As already mentioned, almost half (48.6%) answered “Don’t Know”, yet we were able to learn some interesting figures from the other half. In today’s world, where attackers have a wide arsenal of potential attacks against organizations, it was clear to us that applications would be only one of several attack vectors. Nonetheless, 1 out of 5 participants pointed out that over half of all hacks against their organization were targeted at the application level, showing applications are still a popular attack vector. Approximately 2/3rds pointed out it was over 25%.

Figure II – “Percentage of hacks against the organization targeted at your applications” (Based on results of 51.4% of participants)

These figures show that applications remain one of the most prominent attack vectors for hackers and cyber attackers.
In the second question, attempting to estimate the frequency of attacks, we asked:

“How frequently do your applications get targeted?”
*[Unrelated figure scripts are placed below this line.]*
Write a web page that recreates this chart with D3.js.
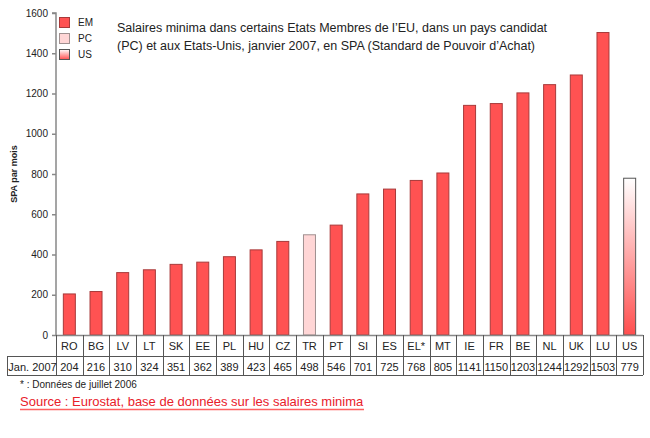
<!DOCTYPE html>
<html><head><meta charset="utf-8">
<script src="https://cdn.jsdelivr.net/npm/d3@7"></script>
<style>body{margin:0;background:#fff}svg{display:block;font-family:Arial,"Liberation Sans",sans-serif}</style>
</head><body><svg id="c" width="650" height="438"></svg>
<script>
const categories=["RO","BG","LV","LT","SK","EE","PL","HU","CZ","TR","PT","SI","ES","EL*","MT","IE","FR","BE","NL","UK","LU","US"];
const values=[204,216,310,324,351,362,389,423,465,498,546,701,725,768,805,1141,1150,1203,1244,1292,1503,779];
const groups=["EM","EM","EM","EM","EM","EM","EM","EM","EM","PC","EM","EM","EM","EM","EM","EM","EM","EM","EM","EM","EM","US"];
const yTicks=[0,200,400,600,800,1000,1200,1400,1600];
const legendItems=["EM","PC","US"];
const rowLabel="Jan. 2007";
const titleLines=["Salaires minima dans certains Etats Membres de l’EU, dans un pays candidat","(PC) et aux Etats-Unis, janvier 2007, en SPA (Standard de Pouvoir d’Achat)"];

const svg=d3.select("#c");
const defs=svg.append("defs");
const grad=defs.append("linearGradient").attr("id","usg").attr("x1",0).attr("y1",0).attr("x2",0).attr("y2",1);
grad.append("stop").attr("offset","0%").attr("stop-color","#ffffff");
grad.append("stop").attr("offset","100%").attr("stop-color","#ff4e4e");

const pLeft=56,pRight=643,pTop=13,pBottom=335;
const x=d3.scaleBand().domain(categories).range([pLeft,pRight]);
const y=d3.scaleLinear().domain([0,1600]).range([pBottom,pTop]);
const fills={EM:"#ff5252",PC:"#ffd6d6",US:"url(#usg)"};
const strokes={EM:"#a83a3a",PC:"#a09090",US:"#555"};

// bars
const bw=12;
svg.append("g").selectAll("rect").data(categories).join("rect")
 .attr("x",d=>x(d)+x.bandwidth()/2-bw/2)
 .attr("y",(d,i)=>y(values[i]))
 .attr("width",bw)
 .attr("height",(d,i)=>pBottom-y(values[i]))
 .attr("fill",(d,i)=>fills[groups[i]])
 .attr("stroke",(d,i)=>strokes[groups[i]])
 .attr("stroke-width",1);

// y axis
const ax=svg.append("g").attr("transform",`translate(${pLeft},0)`)
 .call(d3.axisLeft(y).tickValues(yTicks).tickSize(4).tickPadding(4).tickFormat(d3.format("d")));
ax.selectAll("path,line").attr("stroke","#888").attr("stroke-width",1.5);
ax.select(".domain").attr("d",`M-4,${pTop}H0V${pBottom}`);
ax.selectAll("text").attr("font-size",10).attr("fill","#222").attr("font-family","Arial");

svg.append("text").attr("transform","translate(17,174) rotate(-90)")
 .attr("text-anchor","middle").attr("font-size",9).attr("font-weight","bold").attr("fill","#222").text("SPA par mois");

// table
const r1=pBottom,r2=356,r3=375;
const tg=svg.append("g").attr("stroke","#555").attr("stroke-width",1).attr("fill","none");
tg.append("line").attr("x1",pLeft).attr("x2",pRight).attr("y1",r1+0.5).attr("y2",r1+0.5).attr("stroke","#888").attr("stroke-width",1.5);
tg.append("line").attr("x1",7).attr("x2",pRight).attr("y1",r2+0.5).attr("y2",r2+0.5);
tg.append("line").attr("x1",7).attr("x2",pRight).attr("y1",r3+0.5).attr("y2",r3+0.5);
tg.append("line").attr("x1",7.5).attr("x2",7.5).attr("y1",r2).attr("y2",r3);
const edges=categories.map(c=>x(c)).concat([pRight]);
tg.selectAll("line.v").data(edges).join("line").attr("class","v")
 .attr("x1",d=>Math.round(d)+0.5).attr("x2",d=>Math.round(d)+0.5).attr("y1",r1).attr("y2",r3);

const tt=svg.append("g").attr("font-size",11).attr("fill","#222").attr("text-anchor","middle");
tt.selectAll("text.c").data(categories).join("text").attr("class","c")
 .attr("x",d=>x(d)+x.bandwidth()/2).attr("y",r1+15).text(d=>d);
tt.selectAll("text.v").data(values).join("text").attr("class","v")
 .attr("x",(d,i)=>x(categories[i])+x.bandwidth()/2).attr("y",r2+15).text(d=>d);
tt.append("text").attr("x",(7+pLeft)/2+1).attr("y",r2+15).text(rowLabel);

// legend
const lg=svg.append("g");
legendItems.forEach((k,i)=>{
  const yy=17+i*16;
  lg.append("rect").attr("x",59.5).attr("y",yy+0.5).attr("width",10).attr("height",10)
   .attr("fill",fills[k]).attr("stroke",strokes[k]);
  lg.append("text").attr("x",78).attr("y",yy+9).attr("font-size",10).attr("fill","#222").text(k);
});

// title
svg.append("g").selectAll("text").data(titleLines).join("text")
 .attr("x",117).attr("y",(d,i)=>32+i*18).attr("font-size",12.5).attr("fill","#222").text(d=>d);

// footnotes
svg.append("text").attr("x",20).attr("y",388).attr("font-size",10).attr("fill","#222").text("* : Données de juillet 2006");
const src=svg.append("text").attr("x",20).attr("y",406).attr("font-size",13).attr("fill","#e8202a").text("Source : Eurostat, base de données sur les salaires minima");
const bb=src.node().getBBox();
svg.append("line").attr("x1",bb.x).attr("x2",bb.x+bb.width).attr("y1",409.5).attr("y2",409.5).attr("stroke","#ff6060").attr("stroke-width",1.5);
</script></body></html>
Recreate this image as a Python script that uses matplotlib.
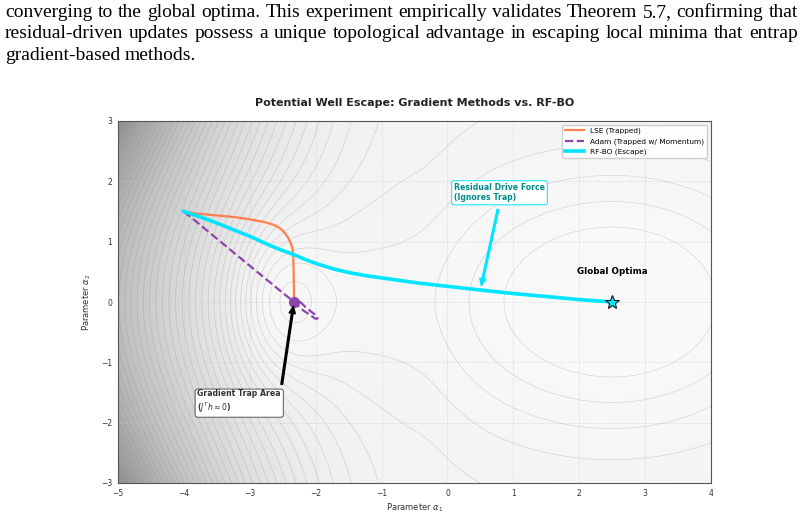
import numpy as np
import matplotlib
matplotlib.use("Agg")
import matplotlib.pyplot as plt
from matplotlib.colors import PowerNorm, LinearSegmentedColormap

# paragraph of the paper shown above the figure
para_lines = [
    "converging to the global optima. This experiment empirically validates Theorem 5.7, confirming that",
    "residual-driven updates possess a unique topological advantage in escaping local minima that entrap",
    "gradient-based methods.",
]

# trajectories
lse_x = [-4.0, -3.76, -3.5, -3.25, -3.0, -2.8, -2.65, -2.55, -2.48, -2.42, -2.38, -2.35, -2.34, -2.335, -2.33, -2.33]
lse_y = [1.5, 1.46, 1.435, 1.41, 1.37, 1.33, 1.285, 1.23, 1.16, 1.07, 0.98, 0.88, 0.75, 0.5, 0.25, 0.0]

adam_x = [-4.0, -3.0, -2.33, -2.2, -2.08, -2.0, -1.97, -2.02, -2.14, -2.26, -2.33]
adam_y = [1.5, 0.6, 0.0, -0.13, -0.22, -0.28, -0.27, -0.2, -0.1, 0.03, 0.0]

rfbo_x = [-4.0, -3.75, -3.48, -3.23, -2.98, -2.72, -2.52, -2.32, -2.15, -1.97, -1.72, -1.46,
          -1.2, -0.97, -0.45, 0.0, 0.49, 1.0, 1.51, 2.0, 2.5]
rfbo_y = [1.5, 1.41, 1.3, 1.19, 1.08, 0.95, 0.86, 0.78, 0.7, 0.63, 0.545, 0.48,
          0.43, 0.395, 0.315, 0.26, 0.2, 0.14, 0.09, 0.04, 0.0]

trap_pt = (-2.33, 0.0)
optimum_pt = (2.5, 0.0)

# landscape parameters
glob_c, glob_depth, glob_sx, glob_sy = 2.5, 3.0, 2.0, 1.58
core_c, core_depth, core_sx, core_sy = -2.57, 2.4, 0.5, 0.9
basin_c, basin_depth, basin_sx, basin_sy = -2.5, 1.5, 1.4, 1.3
ridge_c, ridge_h, ridge_sx, ridge_sy = -0.6, 0.45, 0.6, 2.0
wall_b, wall_x1, wall_c = 0.55, -0.5, 0.06


def gauss_well(x, y, cx, depth, sx, sy):
    return -depth * np.exp(-((x - cx) ** 2 / (2 * sx ** 2) + y ** 2 / (2 * sy ** 2)))


def potential(x, y):
    z = gauss_well(x, y, glob_c, glob_depth, glob_sx, glob_sy)
    z += gauss_well(x, y, core_c, core_depth, core_sx, core_sy)
    z += gauss_well(x, y, basin_c, basin_depth, basin_sx, basin_sy)
    z -= gauss_well(x, y, ridge_c, ridge_h, ridge_sx, ridge_sy)
    z += wall_b * np.clip(wall_x1 - x, 0, None) ** 2 * (1 + wall_c * y ** 2)
    return z


fig = plt.figure(figsize=(8.04, 5.14), dpi=100)
ax = fig.add_axes([118 / 804, 31 / 514, 593 / 804, 362 / 514])

gx = np.linspace(-5, 4, 400)
gy = np.linspace(-3, 3, 300)
X, Y = np.meshgrid(gx, gy)
Z = potential(X, Y)

shade = LinearSegmentedColormap.from_list('shade', ['#f9f9f9', '#909090'])
ax.contourf(X, Y, Z, levels=np.linspace(Z.min(), Z.max(), 120), cmap=shade,
            norm=PowerNorm(gamma=1.5, vmin=Z.min(), vmax=Z.max()))
ax.contour(X, Y, Z, levels=np.arange(Z.min() + 0.8, Z.max(), 0.48), colors='#8a8a8a',
           linewidths=0.45, alpha=0.35, linestyles='solid')

ax.plot(lse_x, lse_y, color='#FF7F50', lw=1.6, label='LSE (Trapped)', zorder=3)
ax.plot(adam_x, adam_y, color='#8E44AD', lw=1.6, ls='--', label='Adam (Trapped w/ Momentum)', zorder=3)
ax.plot(rfbo_x, rfbo_y, color='#00E5FF', lw=2.6, label='RF-BO (Escape)', zorder=4)
ax.plot(*trap_pt, 'o', color='#8E44AD', ms=7, zorder=5)
ax.plot(*optimum_pt, '*', mfc='#00E5FF', mec='black', mew=0.7, ms=10, zorder=6)

ax.annotate('Gradient Trap Area\n($J^T h \\approx 0$)', xy=trap_pt, xytext=(-3.16, -1.66),
            ha='center', va='center', ma='left', fontsize=5.6, fontweight='bold', color='#333333',
            bbox=dict(boxstyle='round,pad=0.3', fc='white', ec='#555555', lw=0.7),
            arrowprops=dict(facecolor='black', edgecolor='black', shrink=0.05, width=1.2,
                            headwidth=4.5, headlength=5), zorder=7)
ax.annotate('Residual Drive Force\n(Ignores Trap)', xy=(0.5, 0.2), xytext=(0.79, 1.81),
            ha='center', va='center', ma='left', fontsize=5.6, fontweight='bold', color='#008B8B',
            bbox=dict(boxstyle='round,pad=0.3', fc='white', ec='#00E5FF', lw=0.7),
            arrowprops=dict(facecolor='#00E5FF', edgecolor='#00E5FF', shrink=0.05, width=1.2,
                            headwidth=4.5, headlength=5), zorder=7)
ax.text(2.5, 0.51, 'Global Optima', ha='center', va='center', fontsize=6.3, fontweight='bold')

ax.set_xlim(-5, 4)
ax.set_ylim(-3, 3)
ax.set_xticks(range(-5, 5))
ax.set_yticks(range(-3, 4))
ax.tick_params(length=0, labelsize=5.5, labelcolor='#333333', pad=4)
ax.set_xticklabels([str(v).replace('-', '\u2212') for v in range(-5, 5)])
ax.set_yticklabels([str(v).replace('-', '\u2212') for v in range(-3, 4)])
ax.grid(True, ls='--', lw=0.5, color='#cccccc', alpha=0.6)
for s in ax.spines.values():
    s.set_color('#555555')
    s.set_linewidth(0.8)
ax.set_xlabel('Parameter $\\alpha_1$', fontsize=6, color='#333333', labelpad=3)
ax.set_ylabel('Parameter $\\alpha_2$', fontsize=6, color='#333333', labelpad=6)
ax.set_title('Potential Well Escape: Gradient Methods vs. RF-BO', fontsize=8, fontweight='bold',
             color='#222222', pad=11)
ax.legend(loc='upper right', fontsize=5.3, framealpha=0.95, edgecolor='#cccccc',
          handlelength=2.6, borderaxespad=0.5)

# paper text, justified like the source page
W = 804
H = 514
renderer = fig.canvas.get_renderer()
baselines = [17, 38.5, 60]
x_left, x_right = 5, 798
for i, line in enumerate(para_lines):
    words = line.split(' ')
    texts = [fig.text(0, 1 - baselines[i] / H, w, family='Liberation Serif', fontsize=14,
                      va='baseline', ha='left') for w in words]
    widths = [t.get_window_extent(renderer).width for t in texts]
    if i < len(para_lines) - 1:
        gap = (x_right - x_left - sum(widths)) / (len(words) - 1)
    else:
        gap = texts[0].get_fontsize() * 100 / 72 * 0.25
    x = x_left
    for t, w in zip(texts, widths):
        t.set_x(x / W)
        x += w + gap

fig.savefig('out.png', dpi=100)
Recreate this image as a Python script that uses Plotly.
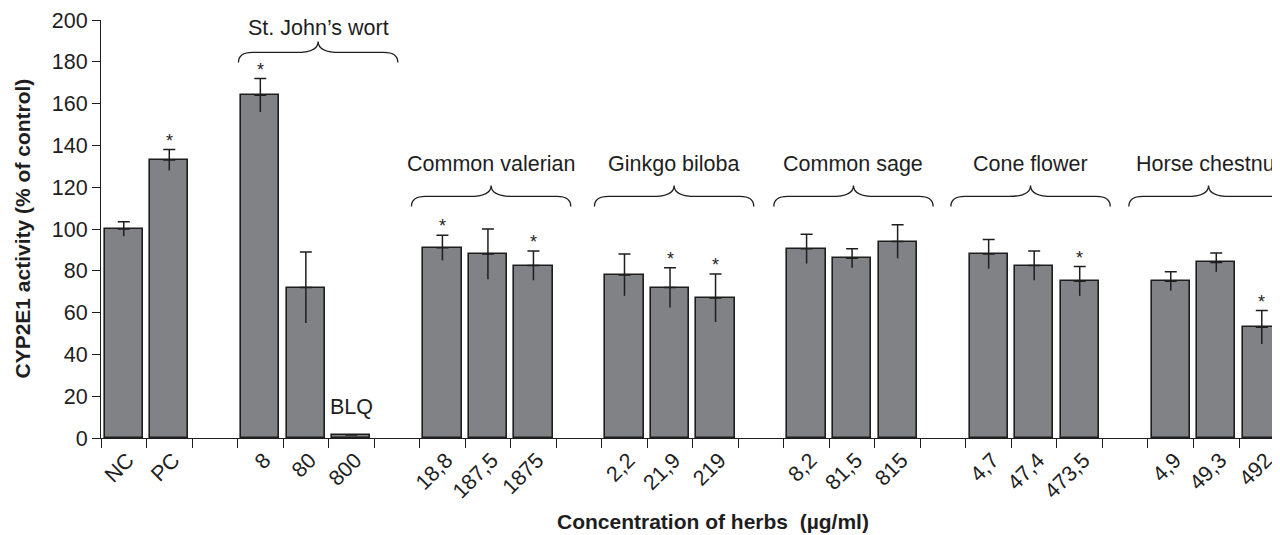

Here, again, almost half (45.1%) answered “Not Sure”, indicating again that many organizations have little visibility over actual attacks taking place against their organizations. Looking at the results of the remaining participants we were able to learn that just over 40% of these organizations get targeted every single day with application attacks. Only 16% feel that they are targeted less than once a year or never.

Figure III – “Frequency of Attacks on Applications in Organization”(Based on results of 54.9% of participants)

While figures in this order of magnitude are not new, they are of some interest when looking at application attacks, where the complexity of attacks often requires more than just automated tools to run, and indicate this is a real threat to organizations.

Further interviews with some of the participants in the study has shown that application vulnerabilities are one of the preferred methods of operations by cyber criminals and attackers, as they are able to target the core business and data of the organization. While we were unable to obtain specific figures, almost all information security managers we have talked with have expressed real concerns in this respect.

“What are the solutions currently in place to mitigate these security threats?”

In the second part of the study, we attempted to learn what organizations are doing to mitigate these threats. The results indicated that only a fraction of organizations (8.63%) do nothing regarding application security (and the majority of these were smaller organizations with less than 1000 employees).

As expected, the most common practice used by organizations today is still penetration testing. Almost 2/3rds (66.3%) of organizations use penetration testing services on a regular basis. Second in line are automated testing tools, mostly application scanners and static code analyzers, used by a little over half (55.7%) of organizations. Web application firewalls are also quite popular, with almost half (47.8%) of organizations using them (although it should be mentioned that for the purpose of this study we have not differentiated between dedicated WAF solutions and add-on WAF solutions). Following the Security in Layers approach, almost half (46.8%) of all participants indicated they are using some combination of the above.

Conclusions

One of the most interesting results our study has found is the gap between the effort put into protecting applications and the actual state of the applications. While almost all organizations invest time, money and energy into protecting applications, using one or more type of service or technology, the most applications are still vulnerable and are still being attacked. Most importantly, almost half of the information security managers we have met were unable to provide real figures on the amount of vulnerabilities or attacks performed against their applications.

It is clear that application vulnerabilities are still a prominent threat to organizations, and a difficult task to deal with. The delicate relationship between the R&D and the security department makes application security one of the most difficult tasks at hand for an Information Security Officer. Only by choosing the right solutions for protecting applications, organizations can protect themselves against these threats.